RAW DATA:
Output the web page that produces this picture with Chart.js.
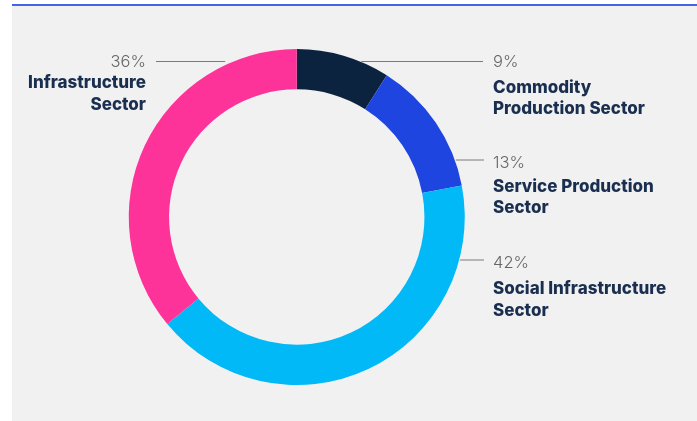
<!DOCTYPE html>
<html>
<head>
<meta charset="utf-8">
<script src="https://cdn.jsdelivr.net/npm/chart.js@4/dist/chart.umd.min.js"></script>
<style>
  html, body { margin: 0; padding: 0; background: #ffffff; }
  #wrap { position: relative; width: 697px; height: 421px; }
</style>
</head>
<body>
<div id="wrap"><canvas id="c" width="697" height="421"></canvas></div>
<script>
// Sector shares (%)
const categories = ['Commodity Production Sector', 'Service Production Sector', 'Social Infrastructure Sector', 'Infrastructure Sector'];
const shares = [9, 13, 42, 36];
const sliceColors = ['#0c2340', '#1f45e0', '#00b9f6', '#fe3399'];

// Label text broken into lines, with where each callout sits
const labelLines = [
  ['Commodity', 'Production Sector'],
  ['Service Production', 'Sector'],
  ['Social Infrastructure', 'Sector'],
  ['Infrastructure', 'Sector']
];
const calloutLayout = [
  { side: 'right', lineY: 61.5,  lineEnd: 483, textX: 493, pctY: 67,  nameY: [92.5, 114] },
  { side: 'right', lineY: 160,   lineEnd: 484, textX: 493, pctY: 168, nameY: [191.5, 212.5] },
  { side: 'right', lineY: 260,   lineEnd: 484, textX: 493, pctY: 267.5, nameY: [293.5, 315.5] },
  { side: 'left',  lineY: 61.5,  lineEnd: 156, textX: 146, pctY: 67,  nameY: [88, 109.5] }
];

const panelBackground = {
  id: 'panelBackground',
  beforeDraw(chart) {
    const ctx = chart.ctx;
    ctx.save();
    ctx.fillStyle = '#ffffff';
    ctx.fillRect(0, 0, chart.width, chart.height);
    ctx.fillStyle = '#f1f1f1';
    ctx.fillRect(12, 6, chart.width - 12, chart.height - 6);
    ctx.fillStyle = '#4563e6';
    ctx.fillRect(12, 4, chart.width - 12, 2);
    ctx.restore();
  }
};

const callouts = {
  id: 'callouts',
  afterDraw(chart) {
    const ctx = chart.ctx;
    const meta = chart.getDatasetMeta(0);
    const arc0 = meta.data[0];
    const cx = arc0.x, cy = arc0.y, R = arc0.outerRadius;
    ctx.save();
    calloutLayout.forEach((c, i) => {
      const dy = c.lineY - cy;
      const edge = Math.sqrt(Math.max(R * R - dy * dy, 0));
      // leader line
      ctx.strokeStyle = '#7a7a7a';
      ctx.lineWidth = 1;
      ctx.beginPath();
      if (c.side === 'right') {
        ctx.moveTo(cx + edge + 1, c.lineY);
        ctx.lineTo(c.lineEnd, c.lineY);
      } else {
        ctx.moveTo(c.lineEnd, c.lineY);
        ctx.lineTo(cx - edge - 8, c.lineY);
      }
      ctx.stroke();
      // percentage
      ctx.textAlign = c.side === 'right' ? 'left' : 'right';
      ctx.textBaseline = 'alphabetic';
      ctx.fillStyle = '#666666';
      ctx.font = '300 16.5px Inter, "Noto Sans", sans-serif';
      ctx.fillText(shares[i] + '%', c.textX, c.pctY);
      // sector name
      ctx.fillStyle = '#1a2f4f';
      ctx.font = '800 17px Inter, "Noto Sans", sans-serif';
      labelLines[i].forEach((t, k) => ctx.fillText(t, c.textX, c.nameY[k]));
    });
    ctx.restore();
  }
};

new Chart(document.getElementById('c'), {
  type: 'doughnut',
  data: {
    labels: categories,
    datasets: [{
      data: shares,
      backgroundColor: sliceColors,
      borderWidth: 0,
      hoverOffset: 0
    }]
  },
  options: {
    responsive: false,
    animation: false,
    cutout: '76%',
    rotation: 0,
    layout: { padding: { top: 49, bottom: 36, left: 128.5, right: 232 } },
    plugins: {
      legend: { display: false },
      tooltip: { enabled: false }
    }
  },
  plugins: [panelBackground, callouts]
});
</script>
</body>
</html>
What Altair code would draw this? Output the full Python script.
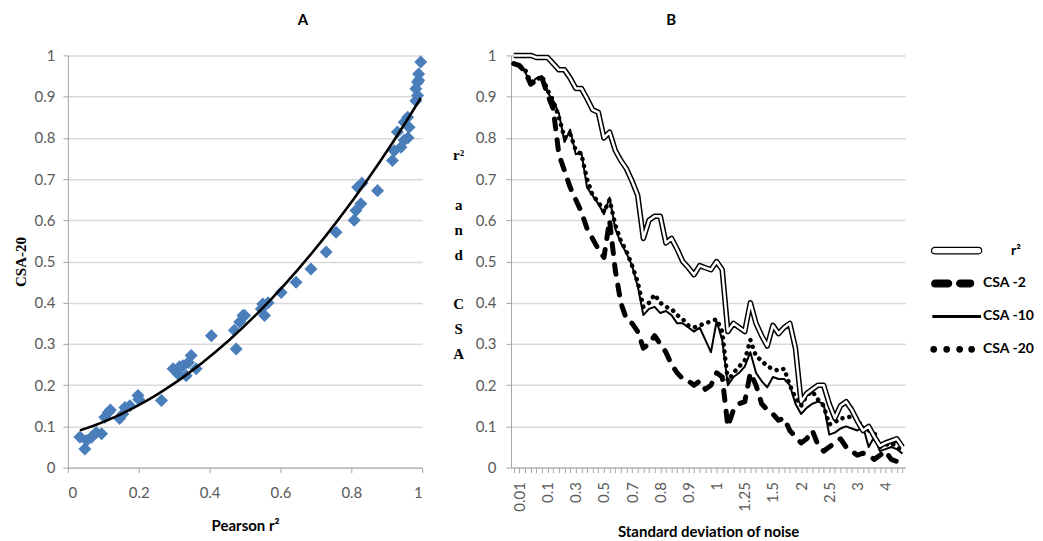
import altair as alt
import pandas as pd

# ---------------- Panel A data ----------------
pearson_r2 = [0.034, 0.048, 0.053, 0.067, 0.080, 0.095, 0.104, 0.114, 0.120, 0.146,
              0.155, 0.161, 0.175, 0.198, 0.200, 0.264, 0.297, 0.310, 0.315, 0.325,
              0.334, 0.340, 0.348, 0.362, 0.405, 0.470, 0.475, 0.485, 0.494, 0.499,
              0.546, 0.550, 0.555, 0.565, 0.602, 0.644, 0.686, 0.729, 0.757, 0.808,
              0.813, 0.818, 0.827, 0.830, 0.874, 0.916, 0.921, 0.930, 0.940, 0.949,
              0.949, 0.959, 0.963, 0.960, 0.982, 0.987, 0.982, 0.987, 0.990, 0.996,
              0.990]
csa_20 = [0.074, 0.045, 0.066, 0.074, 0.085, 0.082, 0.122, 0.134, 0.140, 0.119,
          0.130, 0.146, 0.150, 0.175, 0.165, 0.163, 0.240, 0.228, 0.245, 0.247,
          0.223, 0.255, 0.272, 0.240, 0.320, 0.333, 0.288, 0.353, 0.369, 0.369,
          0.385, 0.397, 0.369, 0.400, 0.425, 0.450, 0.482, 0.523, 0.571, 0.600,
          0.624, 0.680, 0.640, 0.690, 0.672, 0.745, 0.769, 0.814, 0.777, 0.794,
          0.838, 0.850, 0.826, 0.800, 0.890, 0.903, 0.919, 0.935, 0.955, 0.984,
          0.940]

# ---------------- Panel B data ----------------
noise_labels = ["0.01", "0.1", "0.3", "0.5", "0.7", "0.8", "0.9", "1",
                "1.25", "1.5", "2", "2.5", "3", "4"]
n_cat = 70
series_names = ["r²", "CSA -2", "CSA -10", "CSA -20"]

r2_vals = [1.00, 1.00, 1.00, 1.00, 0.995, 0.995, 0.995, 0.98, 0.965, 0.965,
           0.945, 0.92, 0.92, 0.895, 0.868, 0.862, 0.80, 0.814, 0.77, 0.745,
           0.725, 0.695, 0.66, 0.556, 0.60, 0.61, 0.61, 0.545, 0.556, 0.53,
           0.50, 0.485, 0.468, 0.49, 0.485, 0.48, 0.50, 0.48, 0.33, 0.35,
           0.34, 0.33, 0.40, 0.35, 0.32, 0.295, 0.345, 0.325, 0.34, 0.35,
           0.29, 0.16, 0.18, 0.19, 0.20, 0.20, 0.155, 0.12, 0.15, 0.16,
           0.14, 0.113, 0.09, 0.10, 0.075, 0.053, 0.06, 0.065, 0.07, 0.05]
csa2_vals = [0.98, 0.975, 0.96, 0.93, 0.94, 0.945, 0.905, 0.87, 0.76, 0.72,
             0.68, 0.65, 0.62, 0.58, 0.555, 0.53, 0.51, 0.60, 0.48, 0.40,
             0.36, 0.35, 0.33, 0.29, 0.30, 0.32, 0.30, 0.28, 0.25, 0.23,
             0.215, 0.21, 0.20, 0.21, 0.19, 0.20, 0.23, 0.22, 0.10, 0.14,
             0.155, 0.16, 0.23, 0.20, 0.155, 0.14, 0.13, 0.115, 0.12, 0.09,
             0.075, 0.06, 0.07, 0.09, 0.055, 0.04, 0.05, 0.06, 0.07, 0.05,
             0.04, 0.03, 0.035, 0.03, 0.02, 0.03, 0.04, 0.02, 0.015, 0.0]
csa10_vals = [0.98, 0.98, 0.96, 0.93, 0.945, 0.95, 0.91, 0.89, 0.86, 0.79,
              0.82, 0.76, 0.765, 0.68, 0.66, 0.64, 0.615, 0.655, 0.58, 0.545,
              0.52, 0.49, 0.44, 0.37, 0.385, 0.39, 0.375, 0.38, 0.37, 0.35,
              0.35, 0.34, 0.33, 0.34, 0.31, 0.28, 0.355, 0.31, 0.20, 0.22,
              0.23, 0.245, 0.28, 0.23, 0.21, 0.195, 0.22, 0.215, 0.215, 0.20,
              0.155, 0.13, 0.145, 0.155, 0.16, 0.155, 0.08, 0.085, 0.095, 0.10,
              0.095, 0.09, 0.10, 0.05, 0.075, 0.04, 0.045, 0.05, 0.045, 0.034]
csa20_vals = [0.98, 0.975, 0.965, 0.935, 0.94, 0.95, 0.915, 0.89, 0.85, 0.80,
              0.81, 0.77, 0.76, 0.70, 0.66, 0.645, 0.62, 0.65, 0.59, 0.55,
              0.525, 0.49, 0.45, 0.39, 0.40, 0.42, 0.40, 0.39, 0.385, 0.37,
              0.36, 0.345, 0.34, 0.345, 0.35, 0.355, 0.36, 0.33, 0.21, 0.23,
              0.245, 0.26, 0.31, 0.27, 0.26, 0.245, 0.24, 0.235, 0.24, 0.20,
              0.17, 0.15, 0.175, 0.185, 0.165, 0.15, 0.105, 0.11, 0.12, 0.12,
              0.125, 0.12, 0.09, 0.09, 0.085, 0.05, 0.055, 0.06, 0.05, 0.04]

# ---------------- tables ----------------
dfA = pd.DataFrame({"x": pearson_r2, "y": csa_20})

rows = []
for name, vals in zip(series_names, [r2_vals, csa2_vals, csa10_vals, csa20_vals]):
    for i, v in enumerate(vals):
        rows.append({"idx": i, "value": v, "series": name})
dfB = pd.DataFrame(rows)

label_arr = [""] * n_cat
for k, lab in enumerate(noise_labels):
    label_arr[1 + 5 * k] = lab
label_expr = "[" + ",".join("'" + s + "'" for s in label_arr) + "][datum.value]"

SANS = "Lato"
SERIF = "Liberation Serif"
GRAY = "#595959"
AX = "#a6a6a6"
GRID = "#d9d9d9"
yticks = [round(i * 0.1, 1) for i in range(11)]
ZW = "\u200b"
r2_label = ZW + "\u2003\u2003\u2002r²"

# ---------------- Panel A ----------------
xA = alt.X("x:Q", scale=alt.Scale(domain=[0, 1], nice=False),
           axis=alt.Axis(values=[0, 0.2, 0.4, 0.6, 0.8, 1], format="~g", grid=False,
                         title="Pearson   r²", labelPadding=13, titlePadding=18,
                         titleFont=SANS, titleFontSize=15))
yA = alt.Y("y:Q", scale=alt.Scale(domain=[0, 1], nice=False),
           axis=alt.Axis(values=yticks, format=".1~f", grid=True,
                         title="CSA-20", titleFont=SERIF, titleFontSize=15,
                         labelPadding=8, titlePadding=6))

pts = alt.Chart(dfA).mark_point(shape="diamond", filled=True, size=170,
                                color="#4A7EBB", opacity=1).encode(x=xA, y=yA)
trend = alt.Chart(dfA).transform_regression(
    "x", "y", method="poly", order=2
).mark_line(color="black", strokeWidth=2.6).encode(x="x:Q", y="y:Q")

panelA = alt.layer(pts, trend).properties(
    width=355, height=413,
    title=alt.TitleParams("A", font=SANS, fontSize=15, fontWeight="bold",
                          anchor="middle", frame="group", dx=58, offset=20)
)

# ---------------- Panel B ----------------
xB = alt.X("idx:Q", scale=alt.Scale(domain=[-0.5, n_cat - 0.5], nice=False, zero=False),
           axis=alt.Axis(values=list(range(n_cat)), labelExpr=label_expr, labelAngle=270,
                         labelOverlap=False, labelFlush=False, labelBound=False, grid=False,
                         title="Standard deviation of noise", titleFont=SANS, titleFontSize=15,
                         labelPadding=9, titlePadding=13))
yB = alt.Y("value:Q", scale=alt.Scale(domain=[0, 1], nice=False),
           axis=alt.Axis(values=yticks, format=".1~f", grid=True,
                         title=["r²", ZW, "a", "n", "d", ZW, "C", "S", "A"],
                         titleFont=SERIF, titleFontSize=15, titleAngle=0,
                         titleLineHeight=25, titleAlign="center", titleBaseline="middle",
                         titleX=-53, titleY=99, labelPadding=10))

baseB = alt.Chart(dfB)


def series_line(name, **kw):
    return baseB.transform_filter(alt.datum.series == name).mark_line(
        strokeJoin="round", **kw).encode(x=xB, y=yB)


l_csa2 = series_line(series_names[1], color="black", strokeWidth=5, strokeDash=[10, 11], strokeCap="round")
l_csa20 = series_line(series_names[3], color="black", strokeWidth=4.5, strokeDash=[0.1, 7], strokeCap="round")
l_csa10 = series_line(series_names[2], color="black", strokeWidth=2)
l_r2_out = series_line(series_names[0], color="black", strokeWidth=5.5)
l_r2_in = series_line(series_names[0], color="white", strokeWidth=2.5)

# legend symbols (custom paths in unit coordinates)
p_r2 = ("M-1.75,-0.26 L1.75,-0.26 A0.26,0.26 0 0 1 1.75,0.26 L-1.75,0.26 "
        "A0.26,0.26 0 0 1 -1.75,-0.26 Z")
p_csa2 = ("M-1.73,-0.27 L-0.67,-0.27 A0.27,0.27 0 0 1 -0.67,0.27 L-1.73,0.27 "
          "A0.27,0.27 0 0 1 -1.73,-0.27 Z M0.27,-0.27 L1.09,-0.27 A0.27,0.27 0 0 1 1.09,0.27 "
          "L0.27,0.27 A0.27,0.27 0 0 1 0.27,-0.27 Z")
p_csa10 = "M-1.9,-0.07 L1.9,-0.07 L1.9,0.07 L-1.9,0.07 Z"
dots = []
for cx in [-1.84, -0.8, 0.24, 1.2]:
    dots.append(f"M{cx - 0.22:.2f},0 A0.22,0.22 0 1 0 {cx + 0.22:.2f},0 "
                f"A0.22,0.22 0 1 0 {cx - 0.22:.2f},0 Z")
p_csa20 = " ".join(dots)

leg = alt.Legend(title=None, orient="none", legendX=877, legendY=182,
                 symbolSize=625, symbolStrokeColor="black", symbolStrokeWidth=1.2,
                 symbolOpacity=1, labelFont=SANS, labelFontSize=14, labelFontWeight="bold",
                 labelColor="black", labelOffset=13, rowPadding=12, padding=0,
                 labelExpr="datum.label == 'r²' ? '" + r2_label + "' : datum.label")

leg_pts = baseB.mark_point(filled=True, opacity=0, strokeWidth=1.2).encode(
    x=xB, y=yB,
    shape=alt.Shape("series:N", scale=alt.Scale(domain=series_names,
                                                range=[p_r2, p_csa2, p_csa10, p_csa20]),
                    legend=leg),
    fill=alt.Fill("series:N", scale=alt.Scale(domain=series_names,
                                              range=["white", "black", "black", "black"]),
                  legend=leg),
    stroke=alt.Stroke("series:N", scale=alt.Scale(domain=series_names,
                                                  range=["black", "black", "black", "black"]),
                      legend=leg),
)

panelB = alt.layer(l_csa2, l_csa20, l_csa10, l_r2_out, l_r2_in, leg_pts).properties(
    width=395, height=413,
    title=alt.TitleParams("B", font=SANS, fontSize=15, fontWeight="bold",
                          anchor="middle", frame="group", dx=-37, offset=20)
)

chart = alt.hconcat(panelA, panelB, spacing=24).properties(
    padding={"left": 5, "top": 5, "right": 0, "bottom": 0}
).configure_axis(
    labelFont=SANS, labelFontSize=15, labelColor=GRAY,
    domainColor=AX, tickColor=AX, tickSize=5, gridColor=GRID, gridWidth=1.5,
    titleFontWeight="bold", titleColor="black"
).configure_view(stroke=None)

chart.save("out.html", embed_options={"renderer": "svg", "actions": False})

YOUR INSTRUCTIONS: Beginning at the line above that contains "What Altair code", repeat each line exactly through the one that contains "import pandas as pd", and leave out the pictures.

FINAL RESULT:
What Altair code would draw this? Output the full Python script.
import altair as alt
import pandas as pd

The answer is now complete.